Contre toute attente, le plus puissant séisme de l’histoire récente du Maroc a eu lieu dans une zone identifiée comme étant à risque sismique modéré. Les scientifiques marocains se penchent désormais sur l’actualisation de la carte sismique nationale. Les premières conclusions seront dévoilées dans les prochains mois, apprend Médias24 auprès du directeur de l’Institut national de géophysique.

Zone touchée par le séisme d’Al Haouz

La carte sismique du Maroc va être actualisée après le séisme d’Al Haouz

Le 18 septembre 2023 à 12h18

Modifié 18 septembre 2023 à 12h18

Contre toute attente, le plus puissant séisme de l’histoire récente du Maroc a eu lieu dans une zone identifiée comme étant à risque sismique modéré. Les scientifiques marocains se penchent désormais sur l’actualisation de la carte sismique nationale. Les premières conclusions seront dévoilées dans les prochains mois, apprend Médias24 auprès du directeur de l’Institut national de géophysique.

Quelles sont les zones à plus fort risque sismique au Maroc ? C’est la question que se posent de nombreuses personnes depuis la survenue du puissant séisme ayant frappé le pays dans la soirée du vendredi 8 septembre. De magnitude 7 sur l’échelle de Richter, il a été qualifié comme étant le plus puissant séisme de l’histoire récente du Maroc.

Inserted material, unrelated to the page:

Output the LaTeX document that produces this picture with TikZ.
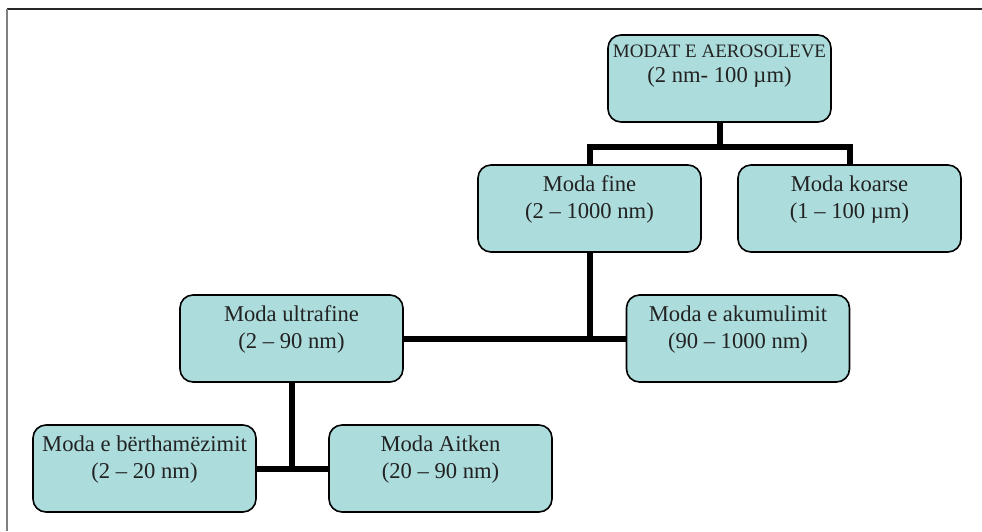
\documentclass[tikz,border=0pt]{standalone}
\usepackage{fontspec}
\setmainfont{Liberation Serif}
\usetikzlibrary{positioning}

\definecolor{modafill}{HTML}{ADDCDC}
\definecolor{modaink}{HTML}{222222}

% two centred lines, the first baseline set by the optional height
\newcommand{\modalines}[3][26pt]{\parbox[c][87pt][t]{222pt}{\centering\rule{0pt}{#1}#2\\#3}}

\tikzset{
  modabox/.style={draw=black, line width=1.6pt, fill=modafill, rounded corners=13pt,
    minimum width=223pt, minimum height=87pt, inner sep=0pt, text=modaink,
    font=\fontsize{22.6}{27}\selectfont},
  link/.style={line width=6pt, black},
}

\begin{document}
\begin{tikzpicture}[x=1pt, y=1pt]
\useasboundingbox (0,0) rectangle (982,-531);
% frame
\draw[line width=1.3pt, black!85] (7,-9) -- (982,-9);
\draw[line width=2pt, black!50] (7,-9) -- (7,-531);

% boxes
\node[modabox, font=\fontsize{22.6}{25}\selectfont] (root) at (719.5,-78.5)
  {\modalines[22pt]{{\fontsize{19}{22}\selectfont MODAT E AEROSOLEVE}}{(2 nm- 100 µm)}};
\node[modabox] (fine) at (589.5,-208.5) {\modalines{Moda fine}{(2 -- 1000 nm)}};
\node[modabox] (koarse) at (849.5,-208.5) {\modalines{Moda koarse}{(1 -- 100 µm)}};
\node[modabox] (ultra) at (291.5,-338.5) {\modalines{Moda ultrafine}{(2 -- 90 nm)}};
\node[modabox] (akum) at (738,-338.5) {\modalines{Moda e akumulimit}{(90 -- 1000 nm)}};
\node[modabox] (berth) at (144.5,-468.5) {\modalines{Moda e bërthamëzimit}{(2 -- 20 nm)}};
\node[modabox] (aitken) at (440.5,-468.5) {\modalines{Moda Aitken}{(20 -- 90 nm)}};

% connectors
\draw[link] (root.south) -- ++(0,-24) -| (fine.north);
\draw[link] (root.south) ++(0,-24) -| (koarse.north);
\draw[link] (fine.south) |- (ultra.east);
\draw[link] (fine.south) |- (akum.west);
\draw[link] (ultra.south) |- (berth.east);
\draw[link] (ultra.south) |- (aitken.west);
\end{tikzpicture}
\end{document}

Certes, l’épicentre, notamment la province d’Al Haouz, se situe dans une zone sismique, mais la violence du séisme était inattendue du fait que cette zone était classée comme étant à risque modéré.

Face à ce constat, des scientifiques marocains se penchent désormais sur l’actualisation de la carte sismique du Maroc, qui n’a pas été actualisée depuis 2011, confie à Médias24 le directeur de l’Institut national de géophysique (ING), Nacer Jabour.

"Suite au séisme du 8 septembre, les données sismologiques nationales seront actualisées à la lumière des nouvelles technologies disponibles aujourd’hui telles que les GPS. Il y a énormément de choses à revoir. Beaucoup de travail attend la communauté scientifique. Les premières conclusions seront dévoilées dans les prochains mois tandis que les travaux s’étaleront sur plusieurs années", explique Nacer Jabour.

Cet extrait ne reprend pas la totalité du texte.